The first-quarter earnings look to be another impressive one. The number of profit-warning announcements over the past three months is near a decade low. Analysts expect S&P 500 earnings to rise 12% from a year ago, and that may prove conservative.
So why isn’t the US economy accelerating? According to WSJ analysis, most growth of corp. earnings came from overseas, as US companies take advantage of faster economic growth in emerging markets by investing abroad.
Let’s call this dark side of strong corporate earnings.
Growth may firm up later this year.
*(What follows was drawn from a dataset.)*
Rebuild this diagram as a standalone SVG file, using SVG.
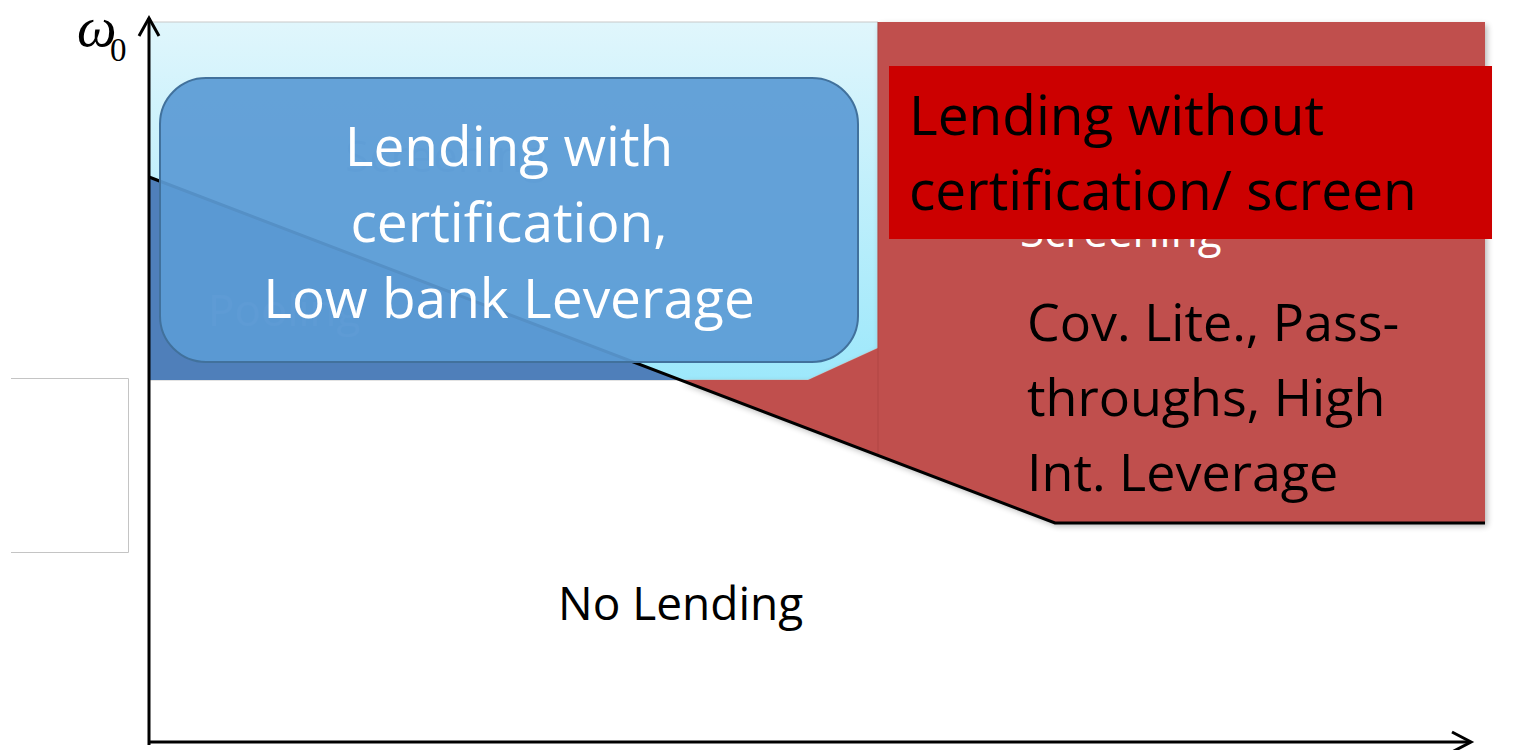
<svg xmlns="http://www.w3.org/2000/svg" width="1527" height="750" viewBox="0 0 1527 750">
<style>
.lbl{font-family:"Open Sans",Lato,"Liberation Sans",sans-serif;}
.w{fill:#ffffff;}
.k{fill:#000000;}
.axis{stroke:#000;stroke-width:3;fill:none;}
</style>
<defs>
<linearGradient id="lb" x1="0" y1="0" x2="0" y2="1">
<stop offset="0" stop-color="#e0f6fc"/>
<stop offset="1" stop-color="#9de8fb"/>
</linearGradient>
<filter id="sh" x="-5%" y="-5%" width="115%" height="115%">
<feGaussianBlur in="SourceAlpha" stdDeviation="3"/>
<feOffset dx="2" dy="3"/>
<feComponentTransfer><feFuncA type="linear" slope="0.3"/></feComponentTransfer>
<feMerge><feMergeNode/><feMergeNode in="SourceGraphic"/></feMerge>
</filter>
</defs>
<rect width="1527" height="750" fill="#ffffff"/>
<g id="regions">
<polygon points="149,22 878,22 878,348 808,380 149,380" fill="url(#lb)" stroke="#c8c8c8" stroke-width="1"/>
<polygon points="149,177 680,380 149,380" fill="#4f7fba"/>
<polygon points="878,22 1485,22 1485,523 1055,523 680,380 808,380 878,348" fill="#c0504d" filter="url(#sh)"/>
<line x1="878" y1="22" x2="878" y2="455" stroke="#b04744" stroke-width="1"/>
<text class="lbl" x="208" y="326" font-size="44" fill="#ffffff" opacity="0.25">Pooling</text>
<text class="lbl" x="345" y="172" font-size="44" fill="#4f81bd" opacity="0.35">Screening</text>
<text class="lbl" x="1020" y="247" font-size="44" fill="#ffffff">Screening</text>
</g>
<g id="connectors">
<polyline points="149,177 1055,523 1485,523" fill="none" stroke="#000" stroke-width="3"/>
<line class="axis" x1="149" y1="745" x2="149" y2="18"/>
<polyline class="axis" points="139,36 149,18 159,36"/>
<line class="axis" x1="148" y1="742" x2="1470" y2="742"/>
<polyline class="axis" points="1452,732 1471,742 1452,752"/>
</g>
<g id="axis-label">
<text x="77" y="46" font-family="Liberation Serif,serif" font-style="italic" font-size="56" fill="#000">ω</text>
<text x="110" y="61" font-family="Liberation Serif,serif" font-size="33" fill="#000">0</text>
</g>
<g id="legend-box">
<path d="M11,378.5 H128.5 V552.5 H11" fill="none" stroke="#c4c4c4" stroke-width="1"/>
</g>
<g id="node-certification">
<rect x="160" y="78" width="698" height="284" rx="46" ry="46" fill="#5b9bd5" fill-opacity="0.93" stroke="#41719c" stroke-width="2"/>
<text class="lbl w" x="509" y="166" font-size="55" text-anchor="middle">Lending with</text>
<text class="lbl w" x="509" y="242" font-size="55" text-anchor="middle">certification,</text>
<text class="lbl w" x="509" y="318" font-size="55" text-anchor="middle">Low bank Leverage</text>
</g>
<g id="node-without">
<rect x="889" y="66" width="603" height="173" fill="#cc0000"/>
<text class="lbl k" x="909" y="135" font-size="55">Lending without</text>
<text class="lbl k" x="909" y="210" font-size="55">certification/ screen</text>
</g>
<g id="node-covlite">
<text class="lbl k" x="1027" y="341" font-size="52">Cov. Lite., Pass-</text>
<text class="lbl k" x="1027" y="416" font-size="52">throughs, High</text>
<text class="lbl k" x="1027" y="491" font-size="52">Int. Leverage</text>
</g>
<g id="node-nolending">
<text class="lbl k" x="558" y="620" font-size="46">No Lending</text>
</g>
</svg>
But the relative weakness with each quarter raises a question: Why isn’t the U.S. economy accelerating, especially with the corporate sector in such good shape?
Perhaps because corporate earnings aren’t being driven by strength in the U.S., but to some degree by its weakness. Companies have shifted production and sourcing overseas to cut costs and to tap demand in faster expanding markets. Capital spending in emerging markets like China and India has more than doubled in the past decade, and surpassed developed markets last year for the first time, HSBC estimates.
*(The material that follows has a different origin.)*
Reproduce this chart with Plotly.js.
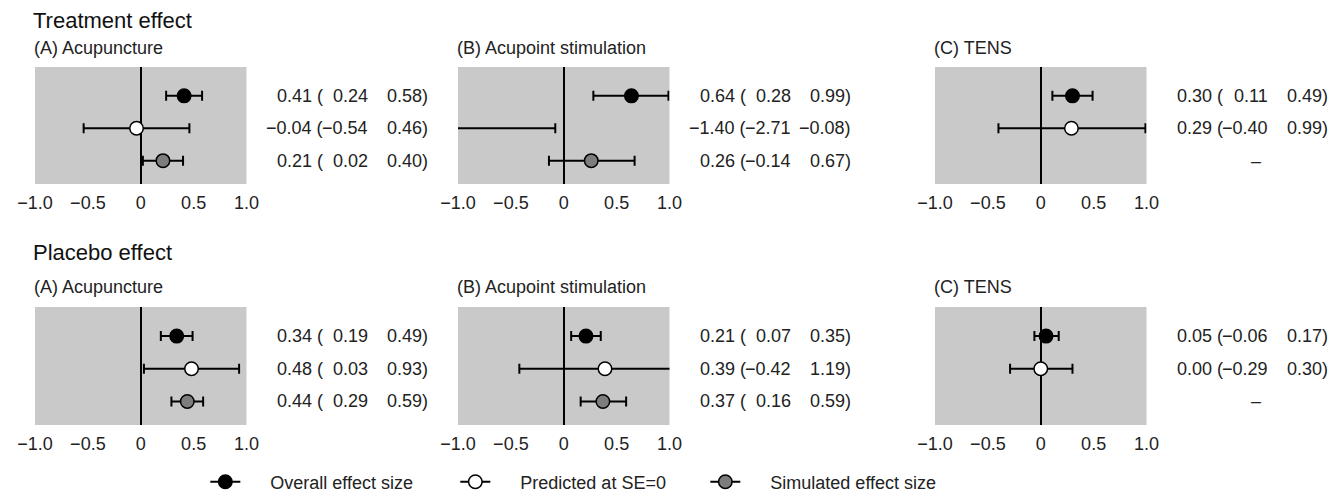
<!DOCTYPE html>
<html><head><meta charset="utf-8">
<script src="https://cdn.plot.ly/plotly-3.0.1.min.js"></script>
<style>html,body{margin:0;padding:0;background:#fff}#chart{width:1342px;height:494px}</style>
</head><body><div id="chart"></div>
<script>
// ---------------- data ----------------
const effects = ['Treatment effect', 'Placebo effect'];
const interventions = ['(A) Acupuncture', '(B) Acupoint stimulation', '(C) TENS'];
const seriesNames = ['Overall effect size', 'Predicted at SE=0', 'Simulated effect size'];
const tickValues = [-1, -0.5, 0, 0.5, 1];
const tickLabels = ['\u22121.0', '\u22120.5', '0', '0.5', '1.0'];
// panel order: Treatment (A, B, C), then Placebo (A, B, C)
const overallEst  = [0.41, 0.64, 0.30, 0.34, 0.21, 0.05];
const overallLow  = [0.24, 0.28, 0.11, 0.19, 0.07, -0.06];
const overallHigh = [0.58, 0.99, 0.49, 0.49, 0.35, 0.17];
const predEst     = [-0.04, -1.40, 0.29, 0.48, 0.39, 0.00];
const predLow     = [-0.54, -2.71, -0.40, 0.03, -0.42, -0.29];
const predHigh    = [0.46, -0.08, 0.99, 0.93, 1.19, 0.30];
const simEst      = [0.21, 0.26, null, 0.44, 0.37, null];
const simLow      = [0.02, -0.14, null, 0.29, 0.16, null];
const simHigh     = [0.40, 0.67, null, 0.59, 0.59, null];

// ---------------- styling ----------------
const FONT = 'Liberation Sans, Arial, sans-serif';
const TXT = '#222222';
const seriesData = [
  {est: overallEst, low: overallLow, high: overallHigh, fill: '#000000'},
  {est: predEst, low: predLow, high: predHigh, fill: '#ffffff'},
  {est: simEst, low: simLow, high: simHigh, fill: '#7d7d7d'}
];
const W = 1342, H = 494;
const colLeftPx = [35, 458, 935];
const plotWpx = 211.5;
const rowDomains = [[0.6275, 0.8644], [0.1397, 0.3785]];
const titleYpx = [20, 252];
const subYpx = [48, 287];
const legendGap = '\u00a0\u00a0\u00a0\u00a0\u00a0';

function fmt(v) { return v.toFixed(2).replace('-', '\u2212'); }

const traces = [];
const annotations = [];
const layout = {
  width: W, height: H,
  margin: {l: 0, r: 0, t: 0, b: 0, autoexpand: false},
  paper_bgcolor: '#ffffff',
  plot_bgcolor: '#c9c9c9',
  font: {family: FONT, size: 18, color: TXT},
  showlegend: true,
  legend: {
    orientation: 'h', x: 0.1530, xanchor: 'left', y: 0.0243, yanchor: 'middle',
    font: {family: FONT, size: 18, color: TXT},
    entrywidth: 205, entrywidthmode: 'pixels',
    bgcolor: 'rgba(0,0,0,0)', borderwidth: 0
  },
  annotations: annotations
};

for (let r = 0; r < 2; r++) {
  annotations.push({
    text: effects[r], xref: 'paper', yref: 'paper',
    x: 31 / W, y: 1 - titleYpx[r] / H, xanchor: 'left', yanchor: 'middle',
    showarrow: false, font: {family: FONT, size: 22, color: '#111'}
  });
  for (let c = 0; c < 3; c++) {
    const i = r * 3 + c;
    const n = i + 1;
    const xa = 'xaxis' + (n === 1 ? '' : n);
    const ya = 'yaxis' + (n === 1 ? '' : n);
    const xr = 'x' + (n === 1 ? '' : n);
    const yr = 'y' + (n === 1 ? '' : n);
    layout[xa] = {
      domain: [colLeftPx[c] / W, (colLeftPx[c] + plotWpx) / W],
      anchor: yr, range: [-1, 1], fixedrange: true,
      showgrid: false, showline: false,
      zeroline: true, zerolinecolor: '#000', zerolinewidth: 2,
      tickmode: 'array', tickvals: tickValues, ticktext: tickLabels,
      ticks: '', ticklabelstandoff: 6,
      tickfont: {family: FONT, size: 18, color: TXT}
    };
    layout[ya] = {
      domain: rowDomains[r], anchor: xr, range: [0.28, 3.89], fixedrange: true,
      showgrid: false, zeroline: false, showline: false, showticklabels: false, ticks: ''
    };
    annotations.push({
      text: interventions[c], xref: xr + ' domain', yref: 'paper',
      x: 0, xshift: -3, y: 1 - subYpx[r] / H, xanchor: 'left', yanchor: 'middle',
      showarrow: false, font: {family: FONT, size: 18, color: TXT}
    });
    seriesData.forEach((s, k) => {
      const rowY = 3 - k;
      const est = s.est[i];
      if (est === null) {
        annotations.push({
          text: '\u2013', xref: xr + ' domain', yref: yr, x: 1, xshift: 109,
          y: rowY, xanchor: 'center', yanchor: 'middle', showarrow: false,
          font: {family: FONT, size: 18, color: TXT}
        });
        return;
      }
      traces.push({
        type: 'scatter', mode: 'markers', xaxis: xr, yaxis: yr,
        x: [est], y: [rowY], showlegend: false, hoverinfo: 'skip',
        marker: {size: 13.5, color: s.fill, line: {color: '#000', width: 1.5}},
        error_x: {
          type: 'data', symmetric: false,
          array: [s.high[i] - est], arrayminus: [est - s.low[i]],
          color: '#000', thickness: 2, width: 5
        }
      });
      const cols = [
        {t: fmt(est) + ' (', sh: 78},
        {t: fmt(s.low[i]), sh: 123},
        {t: fmt(s.high[i]) + ')', sh: 183}
      ];
      cols.forEach(col => annotations.push({
        text: col.t, xref: xr + ' domain', yref: yr, x: 1, xshift: col.sh,
        y: rowY, xanchor: 'right', yanchor: 'middle', showarrow: false,
        font: {family: FONT, size: 18, color: TXT}
      }));
    });
  }
}

// legend entries (no data, icon only)
seriesData.forEach((s, k) => {
  traces.push({
    type: 'scatter', mode: 'lines+markers', x: [null], y: [null],
    xaxis: 'x', yaxis: 'y', name: legendGap + seriesNames[k], showlegend: true,
    line: {color: '#000', width: 2},
    marker: {size: 13.5, color: s.fill, line: {color: '#000', width: 1.5}}
  });
});

Plotly.newPlot('chart', traces, layout, {staticPlot: true, displayModeBar: false});
</script>
</body></html>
That is fostering growth abroad but undercutting prospects in the U.S. The nation’s factors of production, such as factories and equipment, or capital stock, actually shrank in 2009 for the first time in postwar history. Business investment did rebound last year, but the 15% increase, which should have generated 380,000 jobs on average a month, created only 78,000, notes UniCredit economist Harm Bandholz. The rebound appears largely to have been maintenance-driven, and investment has leveled off since.
The shifting of investment overseas and erosion of the nation’s capital stock are no small matter. They imply a lower potential growth rate for the U.S. and higher structural unemployment. As that reality dawns, the corporate sector’s strength may start to lose its luster.